女人撕心裂肺的惨叫打破了小镇平静的气氛。警笛声由远及近,在一户农村小宅前戛然而止。警戒线冰冷的分隔围观群众和屋内哭到昏厥的可怜女人。
房间里的这个男人沉默的悬挂在空中,像是加粗的风铃轻轻摆动。肥胖的身躯被塞进一袭黑色的紧身连体衣,仿佛快要撑爆了。脑袋被黑色的皮质猫耳头套紧紧箍住,眼球轻微外凸,脸青紫,嘴角残留的涎液已经干涸发白,脖颈处的绳索深深嵌入肉里。

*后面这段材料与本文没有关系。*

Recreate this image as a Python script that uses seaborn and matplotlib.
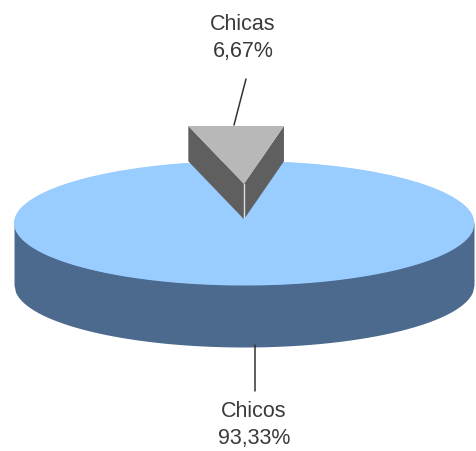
import numpy as np
import seaborn as sns
import matplotlib
matplotlib.use("Agg")
import matplotlib.pyplot as plt

categories = ["Chicas", "Chicos"]
shares = [6.67, 93.33]

top_colors = ["#b8b8b8", "#99ccff"]
wall_colors = ["#5f5f5f", "#4c6a8e"]

# geometria del pastel en pixeles de la imagen
W, H = 477, 452
CX, CY = 244, 224
RX, RY = 230, 62
DEPTH = 1.0       # grosor del pastel, en radios verticales
SLICE_DEPTH = 0.57
EXPLODE = 0.63
START = 80        # la porcion no queda centrada arriba
SLICE_TOP = 0.935  # la porcion se ve cortada en recto por arriba

sns.set_theme(style="white")
plt.rcParams["font.family"] = ["Liberation Sans", "DejaVu Sans"]


def px(x, y):
    # pasa de pixeles a coordenadas de los ejes
    return (x - CX) / RX, (CY - y) / RY


fig = plt.figure(figsize=(W / 100, H / 100), dpi=100)
ax = fig.add_axes([0, 0, 1, 1])

# pared del pastel grande y fondo azul bajo el hueco de la porcion
xs = np.linspace(-1, 1, 300)
ax.fill_between(xs, -np.sqrt(1 - xs ** 2) - DEPTH, 0, color=wall_colors[1], lw=0, zorder=1)
ax.fill_between(xs, -np.sqrt(1 - xs ** 2), np.sqrt(1 - xs ** 2), color=top_colors[1], lw=0, zorder=1.5)

wedges, _ = ax.pie(
    shares, colors=top_colors, startangle=START,
    radius=1, wedgeprops={"linewidth": 0},
)
wedges[1].set_zorder(2)
wedges[0].set_visible(False)
ax.set_aspect("auto")

# porcion separada: tapa recta y dos paredes
top_y = EXPLODE + SLICE_TOP
end = START + shares[0] / 100 * 360
corners = [np.cos(np.radians(START)), np.cos(np.radians(end))]
for sx in corners:
    ax.fill(
        [0, sx, sx, 0],
        [EXPLODE, top_y, top_y - SLICE_DEPTH, EXPLODE - SLICE_DEPTH],
        color=wall_colors[0], lw=0, zorder=4,
    )
ax.fill([0, corners[0], corners[1]], [EXPLODE, top_y, top_y], color=top_colors[0], lw=0, zorder=5)
ax.plot([0, 0], [EXPLODE, EXPLODE - SLICE_DEPTH * 0.95], color="#d8dfe8", lw=1, zorder=6)

# lineas guia
x1, y1 = px(246, 80)
x2, y2 = px(234, 126)
ax.plot([x1, x2], [y1, y2], color="#333333", lw=1.1, zorder=6)
x1, y1 = px(255, 346)
x2, y2 = px(255, 392)
ax.plot([x1, x2], [y1, y2], color="#333333", lw=1.1, zorder=6)

# etiquetas
label_pos = [(243, 38), (254, 425)]
for name, value, (lx, ly) in zip(categories, shares, label_pos):
    tx, ty = px(lx, ly)
    label = name + "\n" + f"{value:.2f}".replace(".", ",") + "%"
    ax.text(tx, ty, label, ha="center", va="center", fontsize=15.5,
            color="#3a3a3a", linespacing=1.35, zorder=7)

ax.set_xlim(-CX / RX, (W - CX) / RX)
ax.set_ylim((CY - H) / RY, CY / RY)
ax.axis("off")

fig.savefig("out.png", dpi=100, facecolor="white")
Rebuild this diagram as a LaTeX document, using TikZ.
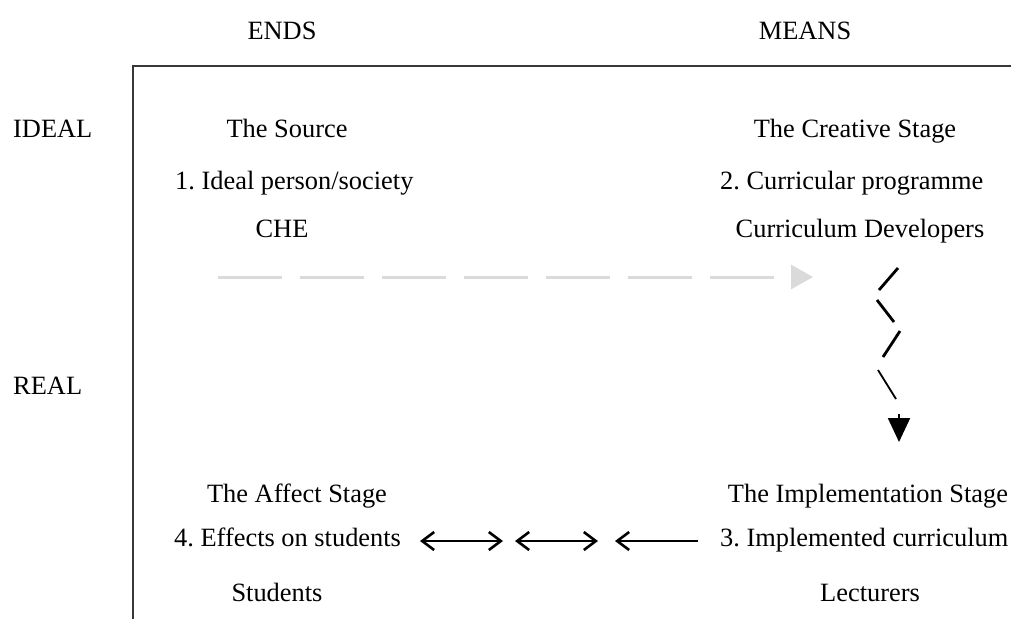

机械性窒息造成尸血不凝,血管平滑肌失去张力,尿液粪便夹杂污血顺着紧身衣从脚趾尖滴落下来,混合成恶臭非常的味道,伴随清晨的凉风涌入在场众人的鼻腔直冲脑门,有两个警员没忍住冲出房间一阵狂吐。
……
王滨母亲醒的时候已经躺在医院,淡淡的消毒水味安抚了她脆弱的神经,仿佛从噩梦中苏醒,现实还是平静安详。环顾左右,坐在床边的是两个警察,她松懈的心旋即收紧抽痛起来,颤抖地拉住其中一名警察的手问道:
“我…我儿子他…”
警察没有作声,只是遗憾地摇了摇头,拍拍她的肩膀以表安慰。她的眼泪簌地就落了下来,在布满皱纹的脸上流淌,滴在手背上,重重地砸向心里。
“阿姨,请节哀。我们初步判断您儿子的死因是上吊自杀,具体细节还需要等法医鉴定……”
自杀?她的脑袋就像被重重打了一棍,世界突然慢了下来,耳边嗡嗡作响,只剩警察的那句“自杀”在胸腔里不断撞击、循环,眼前不断播放着早上打开儿子房门的惊悚画面。她眼前一黑,又晕死过去。